4 Responses to “Hail, Caesar! part 3”
  1. Doug Orleans says:

    I remember thinking the line that Hobie struggles with, “would that it ’twere so simple”, was significant to the thesis of the movie, but it didn’t seem to play out that way. Was it just an ironic comment on the lack of simplicity of its pronunciation?

    • Todd says:

      I think “Would that it were so simple” applies to analysis of any Coen Bros movie.

  2. “emphasizes the visual over the verbal” – I think you mean the opposite, right? Lauretnz’s film is more verbal.
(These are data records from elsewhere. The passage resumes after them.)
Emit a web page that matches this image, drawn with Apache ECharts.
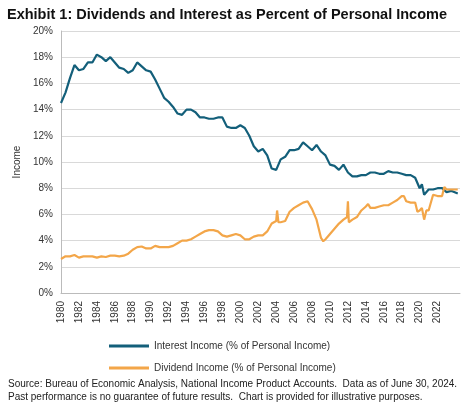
<!DOCTYPE html>
<html><head><meta charset="utf-8">
<script src="https://cdn.jsdelivr.net/npm/echarts@6/dist/echarts.min.js"></script>
<style>body{margin:0;background:#fff}#c{width:474px;height:412px}</style>
</head><body><div id="c"></div>
<script>
var interestYears = [1980,1980.5,1981,1981.5,1982,1982.5,1983,1983.5,1984,1984.5,1985,1985.5,1986,1986.5,1987,1987.5,1988,1988.5,1989,1989.5,1990,1990.5,1991,1991.5,1992,1992.5,1993,1993.5,1994,1994.5,1995,1995.5,1996,1996.5,1997,1997.5,1998,1998.5,1999,1999.5,2000,2000.5,2001,2001.5,2002,2002.5,2003,2003.5,2004,2004.5,2005,2005.5,2006,2006.5,2007,2007.5,2008,2008.5,2009,2009.5,2010,2010.5,2011,2011.5,2012,2012.5,2013,2013.5,2014,2014.5,2015,2015.5,2016,2016.5,2017,2017.5,2018,2018.5,2019,2019.5,2020,2020.25,2020.5,2021,2021.5,2022,2022.5,2023,2023.5,2024.25];
var interestVals = [14.5,15.3,16.4,17.4,17.0,17.1,17.6,17.6,18.2,18.0,17.7,18.0,17.6,17.2,17.1,16.8,17.0,17.6,17.3,17.0,16.9,16.3,15.6,14.9,14.6,14.2,13.7,13.6,14.0,14.0,13.8,13.4,13.4,13.3,13.3,13.4,13.4,12.7,12.6,12.6,12.8,12.6,12.0,11.2,10.8,11.0,10.5,9.5,9.4,10.2,10.4,10.9,10.9,11.0,11.5,11.2,10.9,11.3,10.8,10.5,9.8,9.7,9.4,9.8,9.2,8.9,8.9,9.0,9.0,9.2,9.2,9.1,9.1,9.3,9.2,9.2,9.1,9.0,9.0,8.8,8.0,8.3,7.5,7.9,7.9,8.0,8.0,7.7,7.8,7.6];
var dividendYears = [1980,1980.5,1981,1981.5,1982,1982.5,1983,1983.5,1984,1984.5,1985,1985.5,1986,1986.5,1987,1987.5,1988,1988.5,1989,1989.5,1990,1990.5,1991,1991.5,1992,1992.5,1993,1993.5,1994,1994.5,1995,1995.5,1996,1996.5,1997,1997.5,1998,1998.5,1999,1999.5,2000,2000.5,2001,2001.5,2002,2002.5,2003,2003.5,2004,2004.1,2004.25,2004.5,2005,2005.5,2006,2006.5,2007,2007.5,2008,2008.5,2009,2009.25,2009.5,2010,2010.5,2011,2011.5,2011.9,2012,2012.1,2012.5,2013,2013.5,2014,2014.25,2014.5,2015,2015.5,2016,2016.5,2017,2017.5,2018,2018.25,2018.5,2019,2019.5,2019.75,2020,2020.25,2020.5,2020.75,2021,2021.5,2022,2022.5,2022.75,2023,2023.5,2024.25];
var dividendVals = [2.6,2.8,2.8,2.9,2.7,2.8,2.8,2.8,2.7,2.8,2.75,2.85,2.85,2.8,2.85,3.0,3.3,3.5,3.55,3.4,3.4,3.6,3.5,3.5,3.5,3.6,3.8,4.0,4.0,4.1,4.3,4.5,4.7,4.8,4.8,4.7,4.4,4.3,4.4,4.5,4.4,4.1,4.1,4.3,4.4,4.4,4.7,5.3,5.5,6.3,5.4,5.4,5.5,6.2,6.5,6.7,6.9,7.0,6.4,5.6,4.2,3.95,4.1,4.5,4.9,5.3,5.6,5.8,7.0,5.4,5.6,5.8,6.3,6.6,6.8,6.5,6.5,6.6,6.7,6.7,6.9,7.1,7.4,7.4,7.0,6.9,6.9,6.2,6.3,6.5,5.6,6.3,6.3,7.5,7.4,7.4,8.1,7.9,7.9,7.9];
var seriesNames = ['Interest Income (% of Personal Income)', 'Dividend Income (% of Personal Income)'];

function pairs(xs, ys) {
	return xs.map(function(x, i) { return [x, ys[i]]; });
}

var chart = echarts.init(document.getElementById('c'));
chart.setOption({
	animation: false,
	title: {
		text: 'Exhibit 1: Dividends and Interest as Percent of Personal Income',
		left: 2, top: 2,
		textStyle: {fontFamily: 'Arial, Liberation Sans', fontSize: 14.5, fontWeight: 'bold', color: '#111'}
	},
	graphic: [{
		type: 'text', left: 8, top: 378,
		style: {
			text: 'Source: Bureau of Economic Analysis, National Income Product Accounts.  Data as of June 30, 2024.\nPast performance is no guarantee of future results.  Chart is provided for illustrative purposes.',
			font: '10px Arial, Liberation Sans', fill: '#222', lineHeight: 13
		}
	}],
	legend: {
		orient: 'vertical', left: 104, top: 336, itemGap: 12,
		itemWidth: 40, itemHeight: 3,
		icon: 'rect',
		textStyle: {fontFamily: 'Arial, Liberation Sans', fontSize: 10, color: '#333'},
		data: seriesNames
	},
	grid: {left: 61, right: 14, top: 31, bottom: 119},
	xAxis: {
		type: 'value', min: 1980, max: 2024.5, interval: 2,
		axisLine: {lineStyle: {color: '#bbb'}},
		axisTick: {show: false},
		splitLine: {show: false},
		axisLabel: {rotate: 90, fontSize: 10, color: '#333', fontFamily: 'Arial, Liberation Sans',
			formatter: function(v) { return v % 2 === 0 && v <= 2022 ? String(v) : ''; }}
	},
	yAxis: {
		type: 'value', min: 0, max: 20, interval: 2,
		name: 'Income', nameLocation: 'middle', nameGap: 34,
		nameTextStyle: {fontSize: 10, color: '#333', fontFamily: 'Arial, Liberation Sans'},
		axisLine: {show: true, lineStyle: {color: '#bbb'}},
		axisTick: {show: false},
		splitLine: {lineStyle: {color: '#d9d9d9'}},
		axisLabel: {fontSize: 10, color: '#333', fontFamily: 'Arial, Liberation Sans', formatter: '{value}%'}
	},
	series: [{
		name: seriesNames[0], type: 'line', showSymbol: false,
		lineStyle: {width: 2.2, color: '#135f7a'}, itemStyle: {color: '#135f7a'},
		data: pairs(interestYears, interestVals)
	}, {
		name: seriesNames[1], type: 'line', showSymbol: false,
		lineStyle: {width: 2.2, color: '#f3a649'}, itemStyle: {color: '#f3a649'},
		data: pairs(dividendYears, dividendVals)
	}]
});
</script></body></html>
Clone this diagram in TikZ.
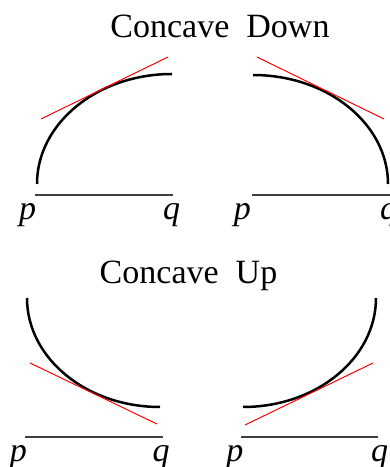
\documentclass[tikz,border=0pt]{standalone}
\usepackage{fontspec}
\setmainfont{Liberation Serif}
\begin{document}
\begin{tikzpicture}[x=0.5pt,y=0.5pt,
  curve/.style={line width=1.25pt,black},
  tangent/.style={line width=0.5pt,red},
  axis/.style={line width=0.6pt,black!75},
  title/.style={anchor=base,inner sep=0pt,font=\fontsize{17}{20}\selectfont},
  endpt/.style={anchor=base,inner sep=0pt,font=\fontsize{17}{20}\selectfont\itshape}]
\useasboundingbox (0,0) rectangle (390,467);
% titles
\node[title] (down) at (220,429) {Concave\ \ Down};
\node[title] (up) at (188.5,184) {Concave\ \ Up};
% concave down, left
\draw[axis] (35,272) -- (173,272);
\node[endpt] (p1) at (27.5,247) {p};
\node[endpt] (q1) at (171.5,247) {q};
\draw[curve] (37,283) arc[start angle=180,end angle=90,x radius=135,y radius=110];
\draw[tangent] (41,348) -- (168,410);
% concave down, right
\draw[axis] (252,272) -- (392,272);
\node[endpt] (p2) at (242.5,247) {p};
\node[endpt] (q2) at (388.5,247) {q};
\draw[curve] (253,392) arc[start angle=90,end angle=0,x radius=135,y radius=109];
\draw[tangent] (257,410) -- (384,348);
% concave up, left
\draw[axis] (25,30) -- (163,30);
\node[endpt] (p3) at (18.5,5) {p};
\node[endpt] (q3) at (161,5) {q};
\draw[curve] (27,169) arc[start angle=180,end angle=270,x radius=133,y radius=109];
\draw[tangent] (30,104) -- (157,43);
% concave up, right
\draw[axis] (241,30) -- (378,30);
\node[endpt] (p4) at (235,5) {p};
\node[endpt] (q4) at (379.5,5) {q};
\draw[curve] (243,60) arc[start angle=270,end angle=360,x radius=133,y radius=109];
\draw[tangent] (245,42) -- (373,104);
\end{tikzpicture}
\end{document}
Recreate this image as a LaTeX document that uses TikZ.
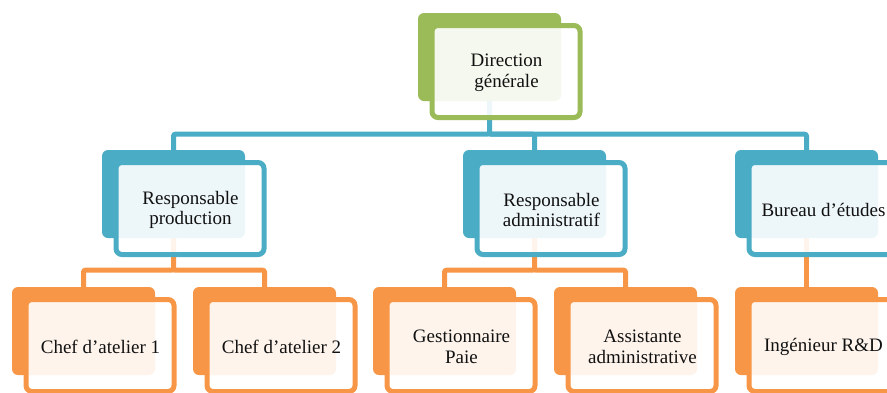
\documentclass[tikz,border=0pt]{standalone}
\usepackage{fontspec}
\setmainfont{Liberation Serif}
\usetikzlibrary{backgrounds}
\definecolor{ogreen}{HTML}{9BBB59}
\definecolor{oblue}{HTML}{4BACC6}
\definecolor{oorange}{HTML}{F79646}
\definecolor{otext}{HTML}{111111}
\tikzset{
  backbox/.style={fill=#1, draw=none, rounded corners=6pt, minimum width=143pt, minimum height=88pt, inner sep=0pt},
  frontbox/.style={draw=#1, line width=5pt, fill=white, fill opacity=0.9, text opacity=1, rounded corners=6pt,
    minimum width=148pt, minimum height=92pt, inner sep=0pt, align=center,
    font=\fontsize{19}{20.5}\selectfont, text=otext},
  conn/.style={draw=#1, line width=5pt, rounded corners=2pt},
}
\newcommand\orgbox[5]{%
  \node[backbox=#2] (#1-back) at (#3+71.5, #4+44) {};
  \node[frontbox=#2] (#1) at (#3+88, #4+58.5) {};
  \node[font=\fontsize{19}{20.5}\selectfont, text=otext, align=center, inner sep=0pt] (#1-text) at (#3+88.5, #4+60) {#5};
}
\begin{document}
\begin{tikzpicture}[x=1pt, y=-1pt]
\path[use as bounding box] (0,0) rectangle (887,392);
\clip (0,0) rectangle (887,392);
\orgbox{dir}{ogreen}{418}{13}{Direction\\générale}
\orgbox{prod}{oblue}{102}{150}{Responsable\\production}
\orgbox{adm}{oblue}{463}{150}{Responsable\\administratif}
\orgbox{bur}{oblue}{735}{150}{Bureau d’études}
\orgbox{c1}{oorange}{12}{287}{Chef d’atelier 1}
\orgbox{c2}{oorange}{193}{287}{Chef d’atelier 2}
\orgbox{gp}{oorange}{373}{287}{Gestionnaire\\Paie}
\orgbox{aa}{oorange}{554}{287}{Assistante\\administrative}
\orgbox{rd}{oorange}{735}{287}{Ingénieur R\&D}
\begin{scope}[on background layer]
  \path (dir-back.south) ++(0,33) coordinate (jb);
  \draw[conn=oblue] (dir-back.south) -- (jb) -| (prod-back.north);
  \draw[conn=oblue] (jb) -| (adm-back.north);
  \draw[conn=oblue] (jb) -| (bur-back.north);
  \path (prod-back.south) ++(0,32) coordinate (jp);
  \draw[conn=oorange] (prod-back.south) -- (jp) -| (c1-back.north);
  \draw[conn=oorange] (jp) -| (c2-back.north);
  \path (adm-back.south) ++(0,32) coordinate (ja);
  \draw[conn=oorange] (adm-back.south) -- (ja) -| (gp-back.north);
  \draw[conn=oorange] (ja) -| (aa-back.north);
  \draw[conn=oorange] (bur-back.south) -- (rd-back.north);
\end{scope}
\end{tikzpicture}
\end{document}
    I totally agree with you about Ralph Fiennes. I’ve thought he was a talented actor since I first saw him (probably in Schindler’s List), but lately he’s been knocking it out of the park, especially with The Grand Budapest Hotel. (I’d love to read your analysis of Grand Budapest, by the way, if you’ve a mind to delve into that one.) And have you seen A Bigger Splash? It’s an uneven film, but worth watching for Fiennes and Swinton’s performances alone.

    • Todd says:

      Laurentz’s movies certainly emphasize the verbal over the visual, but, as we shall see, when you have movie star who can’t act in your drawing room comedy, the only thing to do is to throw out your script and go with what the actor can do. Laurentz, a seasoned, quality director of many fine pictures, loses his bet against Caesar and must re-frame his entire movie to match his charismatic newcomer’s physicality.

      That said, I can’t believe Merrily We Dance went on to be a big hit.